Added documentation

romitjain · romitjain · commit f978cdd1feb4 · 2026-02-13T10:35:42.000+05:30
Signed-off-by: romit &lt;romit@ibm.com&gt;
diff --git a/docs/advanced-data-preprocessing.md b/docs/advanced-data-preprocessing.md
@@ -162,7 +162,8 @@ Each data handler has:
     - `sampling` (optional, float): The sampling ratio (0.0 to 1.0) with which to sample a dataset in case of interleaving.
     - `split` (optional, dict[str: float]): Defines how to split the dataset into training and validation sets. Requires both `train` and `validation` keys.
     - `data_handlers` (optional, list): A list of data handler configurations which preprocess the dataset.
-
+    - `dataset_split_name` (optional, str): Name of the dataset split. This is useful for loading HuggingFace datasets with split names that are different from the standard (eg: `train_sft` instead of `train`). If no `dataset_split_name` is provided, `train` is used.

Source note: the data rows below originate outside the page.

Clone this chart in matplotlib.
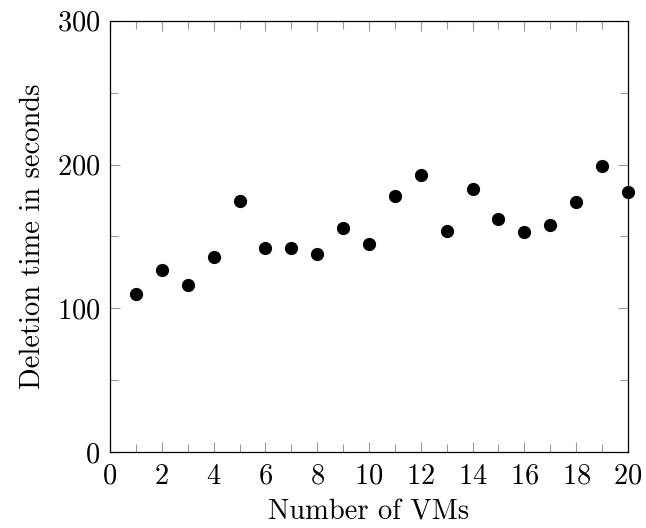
import matplotlib
matplotlib.use("Agg")
import matplotlib.pyplot as plt
from matplotlib.ticker import MultipleLocator

plt.rcParams['font.family'] = 'serif'
plt.rcParams['font.serif'] = ['cmr10', 'DejaVu Serif']
plt.rcParams['mathtext.fontset'] = 'cm'
plt.rcParams['axes.formatter.use_mathtext'] = True

# data
vms = [1, 2, 3, 4, 5, 6, 7, 8, 9, 10, 11, 12, 13, 14, 15, 16, 17, 18, 19, 20]
deletion_time = [110, 127, 116, 136, 175, 142, 142, 138, 156, 145,
                 178, 193, 154, 183, 162, 153, 158, 174, 199, 181]

fig = plt.figure(figsize=(6.46, 5.28), dpi=100)
ax = fig.add_axes([0.1703, 0.1434, 0.9721 - 0.1703, 0.9608 - 0.1434])

ax.plot(vms, deletion_time, 'o', color='black', markersize=8.5,
        linestyle='none', clip_on=False, zorder=3)

ax.set_xlim(0, 20)
ax.set_ylim(0, 300)
ax.xaxis.set_major_locator(MultipleLocator(2))
ax.xaxis.set_minor_locator(MultipleLocator(1))
ax.yaxis.set_major_locator(MultipleLocator(100))
ax.yaxis.set_minor_locator(MultipleLocator(50))

ax.tick_params(which='both', direction='in', top=True, right=True,
               color='0.6', labelsize=20.5, width=0.8)
ax.tick_params(which='major', length=7.5, pad=7)
ax.tick_params(axis='x', which='major', pad=8)
ax.tick_params(which='minor', length=5.5)

for s in ax.spines.values():
    s.set_linewidth(0.9)

ax.set_xlabel('Number of VMs', fontsize=20.5, labelpad=7)
ax.set_ylabel('Deletion time in seconds', fontsize=20.5, labelpad=8)

fig.savefig('out.png', dpi=100)
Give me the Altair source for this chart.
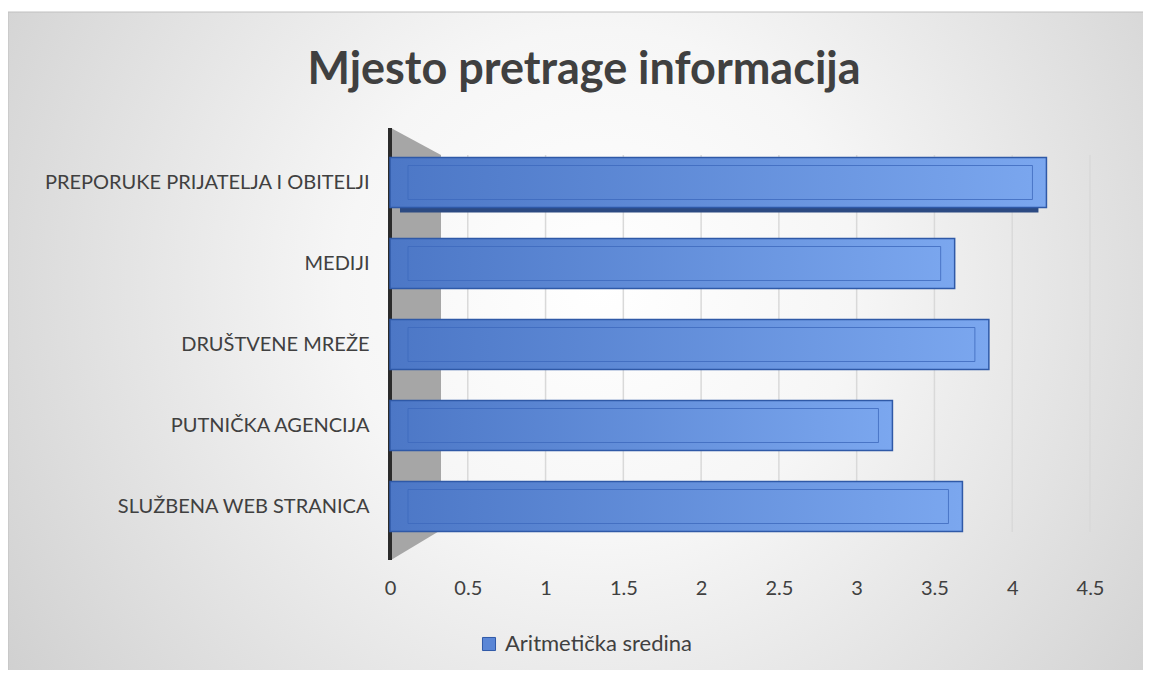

+    - `shuffle` (optional, bool): If the dataset should be shuffled while splitting into train and validation split. Defaults to `True`. Use caution when using this field and only use when the dataset is already shuffled.
 
 We do provide some sample `data_configs` here, [predefined_data_configs](../tests/artifacts/predefined_data_configs/).